Stored dataset items
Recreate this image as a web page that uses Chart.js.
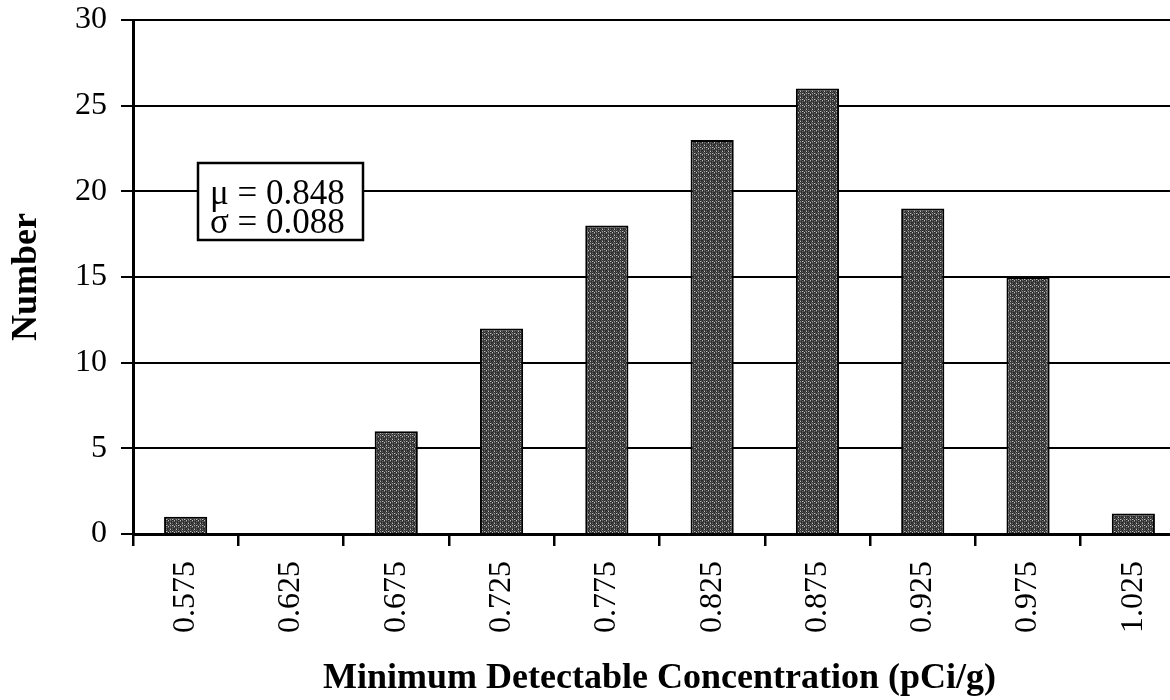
<!DOCTYPE html>
<html>
<head>
<meta charset="utf-8">
<script src="https://cdn.jsdelivr.net/npm/chart.js@4.4.1/dist/chart.umd.min.js"></script>
<style>
    html, body { margin: 0; padding: 0; background: #fff; overflow: hidden; }
    #wrap { width: 1170px; height: 700px; overflow: hidden; }
</style>
</head>
<body>
<div id="wrap"><canvas id="mdcChart" width="1188" height="700"></canvas></div>
<script>
// histogram bins (pCi/g) and counts
var binLabels = ['0.575', '0.625', '0.675', '0.725', '0.775', '0.825', '0.875', '0.925', '0.975', '1.025'];
var binCounts = [1, 0, 6, 12, 18, 23, 26, 19, 15, 1.2];
var yTicks = { min: 0, max: 30, step: 5 };
var statsLines = ['\u03bc = 0.848', '\u03c3 = 0.088'];

var serif = "'Liberation Serif', 'Times New Roman', serif";

// grey stipple like the scanned bars
function makeStipple() {
    var rows = [
        'dkmdkd',
        'kdhdmd',
        'dmdkdk',
        'dkldhm',
        'hdmkdd',
        'mdkdmk'
    ];
    var shade = { d: '#2c2c2c', k: '#474747', m: '#666666', l: '#959595', h: '#c0c0c0' };
    var c = document.createElement('canvas');
    c.width = 6; c.height = 6;
    var g = c.getContext('2d');
    for (var y = 0; y < 6; y++) {
        for (var x = 0; x < 6; x++) {
            g.fillStyle = shade[rows[y][x]];
            g.fillRect(x, y, 1, 1);
        }
    }
    return g.createPattern(c, 'repeat');
}

// text box with mean / sigma
var statsBox = {
    id: 'statsBox',
    afterDatasetsDraw: function(chart) {
        var ctx = chart.ctx;
        var area = chart.chartArea;
        var x0 = area.left + 65, y0 = area.top + 143;
        ctx.save();
        ctx.fillStyle = '#fff';
        ctx.fillRect(x0, y0, 165, 77);
        ctx.strokeStyle = '#000';
        ctx.lineWidth = 2.5;
        ctx.strokeRect(x0, y0, 165, 77);
        ctx.fillStyle = '#000';
        ctx.font = '35px ' + serif;
        ctx.textBaseline = 'alphabetic';
        ctx.fillText(statsLines[0], x0 + 12, y0 + 41);
        ctx.fillText(statsLines[1], x0 + 12, y0 + 70);
        ctx.restore();
    }
};

function noEdgePadding(s) {
    s.paddingTop = 0;
    s.paddingBottom = 0;
}

function initChart() {
    var el = document.getElementById('mdcChart');
    var stipple = makeStipple();
    new Chart(el, {
        type: 'bar',
        data: {
            labels: binLabels,
            datasets: [{
                data: binCounts,
                backgroundColor: stipple,
                borderColor: '#000',
                borderWidth: 2,
                barPercentage: 0.41,
                categoryPercentage: 1
            }]
        },
        options: {
            responsive: false,
            animation: false,
            layout: { padding: { top: 20, right: 2, left: 0, bottom: 0 } },
            plugins: {
                legend: { display: false },
                tooltip: { enabled: false }
            },
            scales: {
                x: {
                    offset: true,
                    grid: { offset: true, drawOnChartArea: false, color: '#000', lineWidth: 2.5, tickLength: 12 },
                    border: { color: '#000', width: 3 },
                    ticks: {
                        minRotation: 90, maxRotation: 90, padding: 15,
                        color: '#000',
                        font: { family: serif, size: 32 }
                    },
                    title: {
                        display: true,
                        text: 'Minimum Detectable Concentration (pCi/g)',
                        color: '#000',
                        font: { family: serif, size: 36, weight: 'bold' },
                        padding: { top: 0, bottom: 0 }
                    },
                    afterFit: function(s) { s.height = 166; s.paddingLeft = 0; s.paddingRight = 0; }
                },
                y: {
                    min: yTicks.min,
                    max: yTicks.max,
                    grid: { color: '#000', lineWidth: 2, tickLength: 12 },
                    border: { color: '#000', width: 3 },
                    ticks: {
                        stepSize: yTicks.step, padding: 14,
                        color: '#000',
                        font: { family: serif, size: 32 }
                    },
                    title: {
                        display: true,
                        text: 'Number',
                        color: '#000',
                        font: { family: serif, size: 36, weight: 'bold' },
                        padding: { top: 5, bottom: 0 }
                    },
                    afterFit: function(s) { s.width = 133; noEdgePadding(s); }
                }
            }
        },
        plugins: [statsBox]
    });
}

initChart();
</script>
</body>
</html>
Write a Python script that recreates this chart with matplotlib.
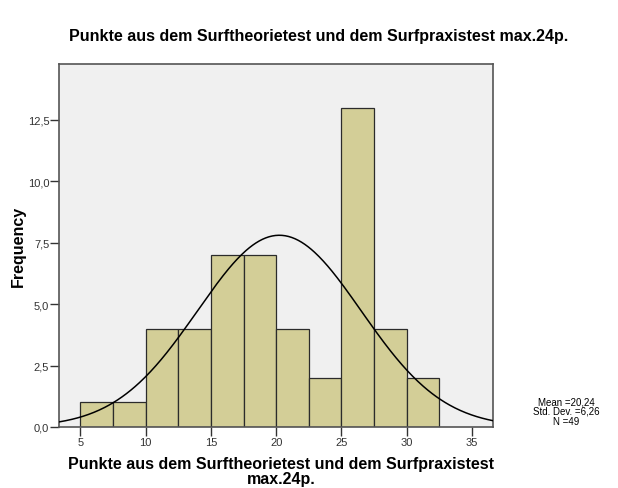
import numpy as np
import matplotlib
matplotlib.use("Agg")
import matplotlib.pyplot as plt

plt.rcParams['font.family'] = ['Liberation Sans', 'DejaVu Sans']

# Data
bin_edges = [5.0, 7.5, 10.0, 12.5, 15.0, 17.5, 20.0, 22.5, 25.0, 27.5, 30.0, 32.5]
counts = [1, 1, 4, 4, 7, 7, 4, 2, 13, 4, 2]
mean = 20.24
std = 6.26
n = 49
xticks = [5, 10, 15, 20, 25, 30, 35]
yticks = [0.0, 2.5, 5.0, 7.5, 10.0, 12.5]
title = "Punkte aus dem Surftheorietest und dem Surfpraxistest max.24p."
xlabel = "Punkte aus dem Surftheorietest und dem Surfpraxistest\nmax.24p."
ylabel = "Frequency"
stats_text = "Mean =20,24\nStd. Dev. =6,26\nN =49"

fig = plt.figure(figsize=(6.18, 4.89), dpi=100)
ax = fig.add_axes([59/618, 1-428/489, (493-59)/618, (428-65)/489])
ax.set_facecolor('#F0F0F0')

lefts = bin_edges[:-1]
widths = np.diff(bin_edges)
ax.bar(lefts, counts, width=widths, align='edge', color='#D3CE97',
       edgecolor='#2b2b2b', linewidth=0.9, zorder=2)

xs = np.linspace(3.37, 36.6, 400)
bw = widths[0]
ys = n * bw / (std * np.sqrt(2 * np.pi)) * np.exp(-0.5 * ((xs - mean) / std) ** 2)
ax.plot(xs, ys, color='black', linewidth=1.1, zorder=3)

ax.set_xlim(3.37, 36.6)
ax.set_ylim(0, 14.78)
ax.set_xticks(xticks)
ax.set_xticklabels([str(t) for t in xticks])
ax.set_yticks(yticks)
ax.set_yticklabels([f"{t:.1f}".replace('.', ',') for t in yticks])
ax.tick_params(axis='both', direction='out', length=6.5, width=1, color='#333333',
               labelsize=8, labelcolor='#333333', pad=0.5)
for s in ax.spines.values():
    s.set_color('#555555')
    s.set_linewidth(1.2)

fig.text(319/618, 1-36/489, title, ha='center', va='center', fontsize=11.5, fontweight='bold')
fig.text(281/618, 1-472/489, xlabel, ha='center', va='center', fontsize=11.5,
         fontweight='bold', linespacing=0.95)
fig.text(18/618, 1-246/489, ylabel, ha='center', va='center', rotation=90,
         fontsize=11.5, fontweight='bold')
fig.text(566/618, 1-412/489, stats_text,
         ha='center', va='center', fontsize=7, linespacing=0.95)

fig.savefig('out.png', dpi=100)
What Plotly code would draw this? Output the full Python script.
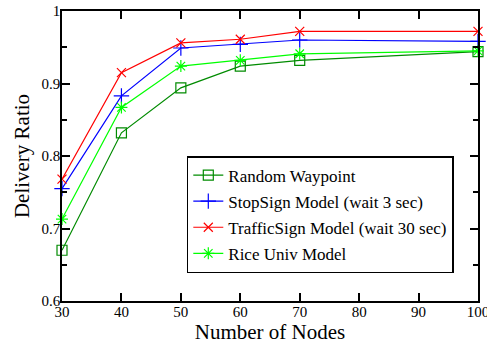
import plotly.graph_objects as go

nodes = [30, 40, 50, 60, 70, 100]
random_waypoint = [0.670, 0.832, 0.894, 0.924, 0.932, 0.944]
stopsign = [0.755, 0.883, 0.949, 0.954, 0.960, 0.958]
trafficsign = [0.768, 0.915, 0.956, 0.961, 0.972, 0.972]
rice_univ = [0.713, 0.867, 0.924, 0.932, 0.941, 0.945]

names = ["Random Waypoint", "StopSign Model (wait 3 sec)",
         "TrafficSign Model (wait 30 sec)", "Rice Univ Model"]
colors = ["rgb(0,139,0)", "rgb(0,0,255)", "rgb(255,0,0)", "rgb(0,255,0)"]
symbols = ["square-open", "cross-thin", "x-thin", "asterisk"]
sizes = [10, 11, 9, 10]
series = [random_waypoint, stopsign, trafficsign, rice_univ]

fig = go.Figure()
for i, (nm, col, sym, sz, ys) in enumerate(zip(names, colors, symbols, sizes, series)):
    fig.add_trace(go.Scatter(
        x=nodes, y=ys, name=nm, mode="lines+markers",
        line=dict(color=col, width=1.2),
        marker=dict(symbol=sym, size=sz, color=col, line=dict(color=col, width=1.2)),
        legendgroup=str(i), cliponaxis=False,
    ))

font = "Liberation Serif"
axis_common = dict(
    showline=True, linecolor="black", linewidth=1.5, mirror="allticks",
    ticks="inside", ticklen=8, tickwidth=1.5, tickcolor="black",
    showgrid=False, zeroline=False, automargin=False,
    tickfont=dict(family=font, size=15, color="black"),
)
fig.update_layout(
    width=487, height=348,
    margin=dict(l=62, r=9, t=11, b=47),
    paper_bgcolor="white", plot_bgcolor="white",
    font=dict(family=font),
    xaxis=dict(range=[30, 100], dtick=10, tick0=30, ticklabeloverflow="allow",
               ticklabelstandoff=-4,
               title=dict(text="Number of Nodes", font=dict(family=font, size=21, color="black"), standoff=4),
               **axis_common),
    yaxis=dict(range=[0.6, 1.0], dtick=0.1, tick0=0.6, ticklabelstandoff=-3,
               minor=dict(dtick=0.05, ticks="inside", ticklen=5, tickwidth=1.5, tickcolor="black"),
               title=dict(text="Delivery Ratio", font=dict(family=font, size=21, color="black"), standoff=6),
               **axis_common),
    legend=dict(x=0.30, y=0.5, xanchor="left", yanchor="top",
                bgcolor="white", bordercolor="black", borderwidth=1.5,
                font=dict(family=font, size=17, color="black"),
                tracegroupgap=1, itemwidth=30),
    showlegend=True,
)
fig.write_html("out.html", config={"displayModeBar": False},
               post_script="document.body.style.margin='0';")
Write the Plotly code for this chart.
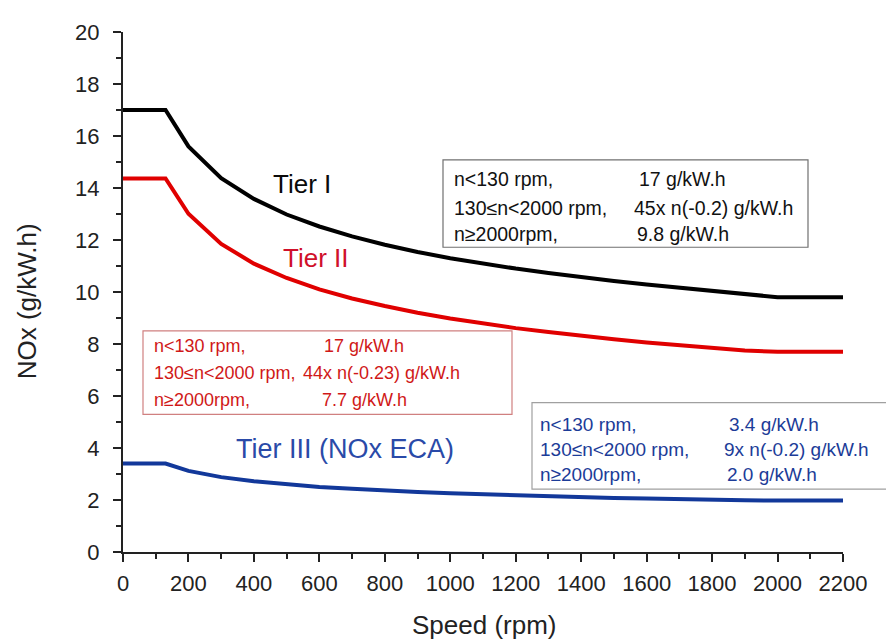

• **Exercise aim**
In the records above, find the line with "Write a Python" and the line with "s.set_linewidth(1.2)", then restate word for word only those two lines and all lines between, omitting pictures.

• **Answer**
Write a Python script that recreates this chart with matplotlib.
import numpy as np
import matplotlib
matplotlib.use("Agg")
import matplotlib.pyplot as plt

plt.rcParams['font.family'] = ['Liberation Sans', 'DejaVu Sans']

# Data
bin_edges = [5.0, 7.5, 10.0, 12.5, 15.0, 17.5, 20.0, 22.5, 25.0, 27.5, 30.0, 32.5]
counts = [1, 1, 4, 4, 7, 7, 4, 2, 13, 4, 2]
mean = 20.24
std = 6.26
n = 49
xticks = [5, 10, 15, 20, 25, 30, 35]
yticks = [0.0, 2.5, 5.0, 7.5, 10.0, 12.5]
title = "Punkte aus dem Surftheorietest und dem Surfpraxistest max.24p."
xlabel = "Punkte aus dem Surftheorietest und dem Surfpraxistest\nmax.24p."
ylabel = "Frequency"
stats_text = "Mean =20,24\nStd. Dev. =6,26\nN =49"

fig = plt.figure(figsize=(6.18, 4.89), dpi=100)
ax = fig.add_axes([59/618, 1-428/489, (493-59)/618, (428-65)/489])
ax.set_facecolor('#F0F0F0')

lefts = bin_edges[:-1]
widths = np.diff(bin_edges)
ax.bar(lefts, counts, width=widths, align='edge', color='#D3CE97',
       edgecolor='#2b2b2b', linewidth=0.9, zorder=2)

xs = np.linspace(3.37, 36.6, 400)
bw = widths[0]
ys = n * bw / (std * np.sqrt(2 * np.pi)) * np.exp(-0.5 * ((xs - mean) / std) ** 2)
ax.plot(xs, ys, color='black', linewidth=1.1, zorder=3)

ax.set_xlim(3.37, 36.6)
ax.set_ylim(0, 14.78)
ax.set_xticks(xticks)
ax.set_xticklabels([str(t) for t in xticks])
ax.set_yticks(yticks)
ax.set_yticklabels([f"{t:.1f}".replace('.', ',') for t in yticks])
ax.tick_params(axis='both', direction='out', length=6.5, width=1, color='#333333',
               labelsize=8, labelcolor='#333333', pad=0.5)
for s in ax.spines.values():
    s.set_color('#555555')
    s.set_linewidth(1.2)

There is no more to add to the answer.